Write out the entire listing below exactly as it appears, minus any pictures.

== Given material ==
****************

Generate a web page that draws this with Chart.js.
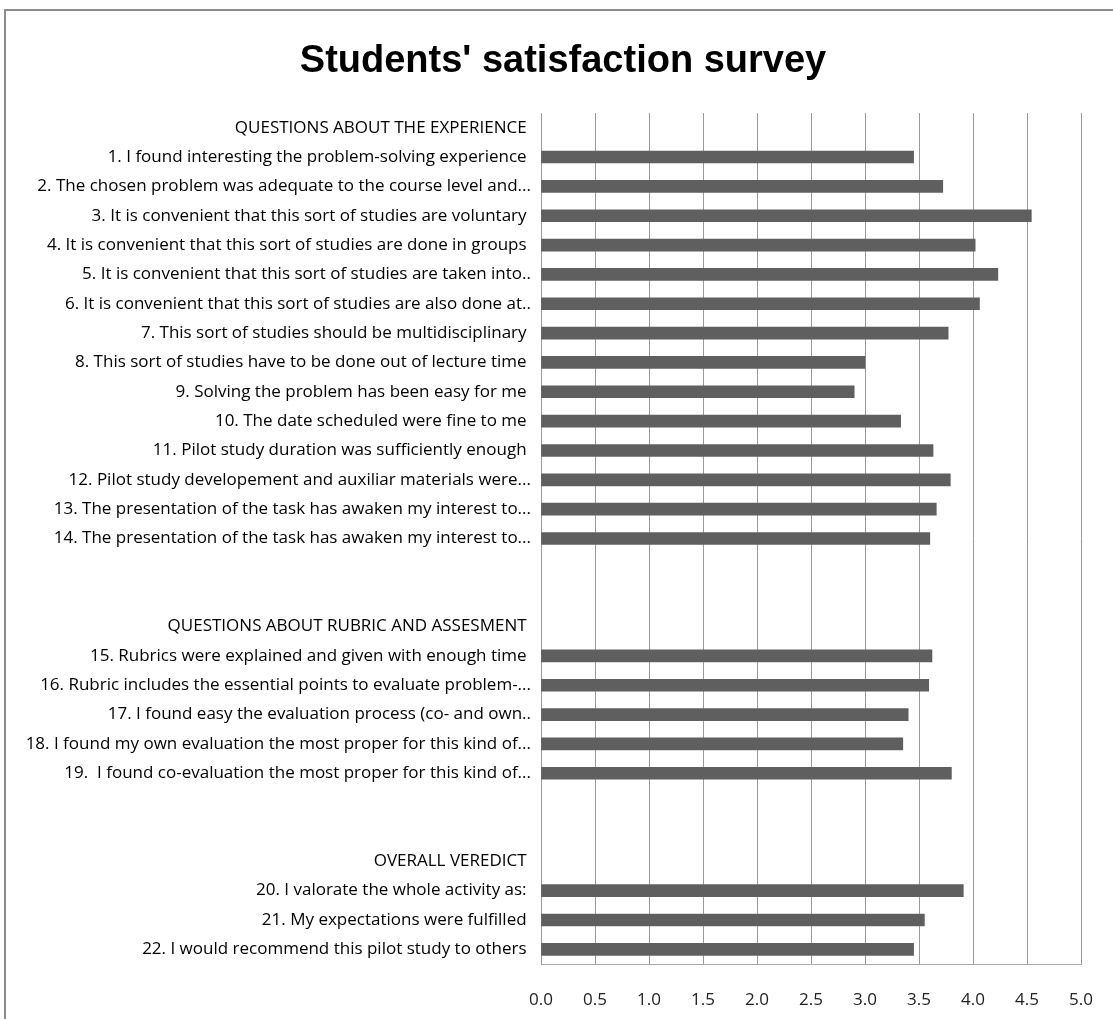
<!DOCTYPE html>
<html>
<head>
<meta charset="utf-8">
<script src="https://cdn.jsdelivr.net/npm/chart.js@4/dist/chart.umd.min.js"></script>
<style>
  html, body { margin: 0; padding: 0; background: #ffffff; }
  #wrap { position: relative; width: 1113px; height: 1019px; overflow: hidden; }
  #frame { position: absolute; left: 4px; top: 9px; width: 1200px; height: 1100px;
           border-left: 2px solid #8c8c8c; border-top: 2px solid #8c8c8c; box-sizing: border-box; }
  #c { position: absolute; left: 0; top: 0; }
</style>
</head>
<body>
<div id="wrap">
  <div id="frame"></div>
  <canvas id="c" width="1113" height="1019"></canvas>
</div>
<script>
const chartTitle = "Students' satisfaction survey";

const categories = [
  "QUESTIONS ABOUT THE EXPERIENCE ",
  "1. I found interesting the problem-solving experience ",
  "2. The chosen problem was adequate to the course level and...",
  "3. It is convenient that this sort of studies are voluntary ",
  "4. It is convenient that this sort of studies are done in groups ",
  "5. It is convenient that this sort of studies are taken into..",
  "6. It is convenient that this sort of studies are also done at..",
  "7. This sort of studies should be multidisciplinary ",
  "8. This sort of studies have to be done out of lecture time ",
  "9. Solving the problem has been easy for me ",
  "10. The date scheduled were fine to me ",
  "11. Pilot study duration was sufficiently enough ",
  "12. Pilot study developement and auxiliar materials were...",
  "13. The presentation of the task has awaken my interest to...",
  "14. The presentation of the task has awaken my interest to...",
  "",
  "",
  "QUESTIONS ABOUT RUBRIC AND ASSESMENT ",
  "15. Rubrics were explained and given with enough time ",
  "16. Rubric includes the essential points to evaluate problem-...",
  "17. I found easy the evaluation process (co- and own..",
  "18. I found my own evaluation the most proper for this kind of...",
  "19.  I found co-evaluation the most proper for this kind of...",
  "",
  "",
  "OVERALL VEREDICT ",
  "20. I valorate the whole activity as: ",
  "21. My expectations were fulfilled ",
  "22. I would recommend this pilot study to others "
];

const scores = [
  null,
  3.45, 3.72, 4.54, 4.02, 4.23, 4.06, 3.77, 3.00, 2.90, 3.33, 3.63, 3.79, 3.66, 3.60,
  null, null,
  null,
  3.62, 3.59, 3.40, 3.35, 3.80,
  null, null,
  null,
  3.91, 3.55, 3.45
];

const xTicks = [0, 0.5, 1, 1.5, 2, 2.5, 3, 3.5, 4, 4.5, 5];

const PAD_LEFT = 10;
const PLOT_TOP = 113;
const PLOT_LEFT = 541;
const PLOT_RIGHT = 1081;
const PLOT_BOTTOM = 964;
const CANVAS_W = 1113;
const CANVAS_H = 1019;

const titlePlugin = {
  id: 'centeredTitle',
  afterDraw(chart) {
    const ctx = chart.ctx;
    ctx.save();
    ctx.font = "bold 38px 'Liberation Sans'";
    ctx.fillStyle = '#000000';
    ctx.textAlign = 'center';
    ctx.textBaseline = 'middle';
    ctx.fillText(chartTitle, 563, 62);
    ctx.restore();
  }
};

new Chart(document.getElementById('c'), {
  type: 'bar',
  data: {
    labels: categories,
    datasets: [{
      data: scores,
      backgroundColor: '#5f5f5f',
      borderWidth: 0,
      barThickness: 12
    }]
  },
  plugins: [titlePlugin],
  options: {
    indexAxis: 'y',
    responsive: false,
    animation: false,
    layout: { padding: { left: PAD_LEFT, right: 0, top: PLOT_TOP, bottom: 0 } },
    plugins: {
      legend: { display: false },
      tooltip: { enabled: false },
      title: { display: false }
    },
    scales: {
      x: {
        min: 0,
        max: 5,
        afterBuildTicks: (axis) => { axis.ticks = xTicks.map(v => ({ value: v })); },
        afterFit: (axis) => {
          axis.height = CANVAS_H - PLOT_BOTTOM;
          axis.paddingLeft = 0;
          axis.paddingRight = CANVAS_W - PLOT_RIGHT;
        },
        grid: { color: '#9a9a9a', lineWidth: 1, drawTicks: false },
        border: { display: true, color: '#a8a8a8', width: 1 },
        ticks: {
          color: '#222222',
          padding: 26,
          maxRotation: 0,
          font: { family: 'Open Sans', size: 17 },
          callback: (v) => Number(v).toFixed(1)
        }
      },
      y: {
        afterFit: (axis) => { axis.width = PLOT_LEFT - PAD_LEFT; },
        grid: { display: false, drawTicks: false },
        border: { display: true, color: '#9a9a9a', width: 1 },
        ticks: {
          autoSkip: false,
          color: '#000000',
          padding: 10,
          font: { family: 'Open Sans', size: 17 }
        }
      }
    }
  }
});
</script>
</body>
</html>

****************

== Full response ==
Generate a web page that draws this with Chart.js.
<!DOCTYPE html>
<html>
<head>
<meta charset="utf-8">
<script src="https://cdn.jsdelivr.net/npm/chart.js@4/dist/chart.umd.min.js"></script>
<style>
  html, body { margin: 0; padding: 0; background: #ffffff; }
  #wrap { position: relative; width: 1113px; height: 1019px; overflow: hidden; }
  #frame { position: absolute; left: 4px; top: 9px; width: 1200px; height: 1100px;
           border-left: 2px solid #8c8c8c; border-top: 2px solid #8c8c8c; box-sizing: border-box; }
  #c { position: absolute; left: 0; top: 0; }
</style>
</head>
<body>
<div id="wrap">
  <div id="frame"></div>
  <canvas id="c" width="1113" height="1019"></canvas>
</div>
<script>
const chartTitle = "Students' satisfaction survey";

const categories = [
  "QUESTIONS ABOUT THE EXPERIENCE ",
  "1. I found interesting the problem-solving experience ",
  "2. The chosen problem was adequate to the course level and...",
  "3. It is convenient that this sort of studies are voluntary ",
  "4. It is convenient that this sort of studies are done in groups ",
  "5. It is convenient that this sort of studies are taken into..",
  "6. It is convenient that this sort of studies are also done at..",
  "7. This sort of studies should be multidisciplinary ",
  "8. This sort of studies have to be done out of lecture time ",
  "9. Solving the problem has been easy for me ",
  "10. The date scheduled were fine to me ",
  "11. Pilot study duration was sufficiently enough ",
  "12. Pilot study developement and auxiliar materials were...",
  "13. The presentation of the task has awaken my interest to...",
  "14. The presentation of the task has awaken my interest to...",
  "",
  "",
  "QUESTIONS ABOUT RUBRIC AND ASSESMENT ",
  "15. Rubrics were explained and given with enough time ",
  "16. Rubric includes the essential points to evaluate problem-...",
  "17. I found easy the evaluation process (co- and own..",
  "18. I found my own evaluation the most proper for this kind of...",
  "19.  I found co-evaluation the most proper for this kind of...",
  "",
  "",
  "OVERALL VEREDICT ",
  "20. I valorate the whole activity as: ",
  "21. My expectations were fulfilled ",
  "22. I would recommend this pilot study to others "
];

const scores = [
  null,
  3.45, 3.72, 4.54, 4.02, 4.23, 4.06, 3.77, 3.00, 2.90, 3.33, 3.63, 3.79, 3.66, 3.60,
  null, null,
  null,
  3.62, 3.59, 3.40, 3.35, 3.80,
  null, null,
  null,
  3.91, 3.55, 3.45
];

const xTicks = [0, 0.5, 1, 1.5, 2, 2.5, 3, 3.5, 4, 4.5, 5];

const PAD_LEFT = 10;
const PLOT_TOP = 113;
const PLOT_LEFT = 541;
const PLOT_RIGHT = 1081;
const PLOT_BOTTOM = 964;
const CANVAS_W = 1113;
const CANVAS_H = 1019;

const titlePlugin = {
  id: 'centeredTitle',
  afterDraw(chart) {
    const ctx = chart.ctx;
    ctx.save();
    ctx.font = "bold 38px 'Liberation Sans'";
    ctx.fillStyle = '#000000';
    ctx.textAlign = 'center';
    ctx.textBaseline = 'middle';
    ctx.fillText(chartTitle, 563, 62);
    ctx.restore();
  }
};

new Chart(document.getElementById('c'), {
  type: 'bar',
  data: {
    labels: categories,
    datasets: [{
      data: scores,
      backgroundColor: '#5f5f5f',
      borderWidth: 0,
      barThickness: 12
    }]
  },
  plugins: [titlePlugin],
  options: {
    indexAxis: 'y',
    responsive: false,
    animation: false,
    layout: { padding: { left: PAD_LEFT, right: 0, top: PLOT_TOP, bottom: 0 } },
    plugins: {
      legend: { display: false },
      tooltip: { enabled: false },
      title: { display: false }
    },
    scales: {
      x: {
        min: 0,
        max: 5,
        afterBuildTicks: (axis) => { axis.ticks = xTicks.map(v => ({ value: v })); },
        afterFit: (axis) => {
          axis.height = CANVAS_H - PLOT_BOTTOM;
          axis.paddingLeft = 0;
          axis.paddingRight = CANVAS_W - PLOT_RIGHT;
        },
        grid: { color: '#9a9a9a', lineWidth: 1, drawTicks: false },
        border: { display: true, color: '#a8a8a8', width: 1 },
        ticks: {
          color: '#222222',
          padding: 26,
          maxRotation: 0,
          font: { family: 'Open Sans', size: 17 },
          callback: (v) => Number(v).toFixed(1)
        }
      },
      y: {
        afterFit: (axis) => { axis.width = PLOT_LEFT - PAD_LEFT; },
        grid: { display: false, drawTicks: false },
        border: { display: true, color: '#9a9a9a', width: 1 },
        ticks: {
          autoSkip: false,
          color: '#000000',
          padding: 10,
          font: { family: 'Open Sans', size: 17 }
        }
      }
    }
  }
});
</script>
</body>
</html>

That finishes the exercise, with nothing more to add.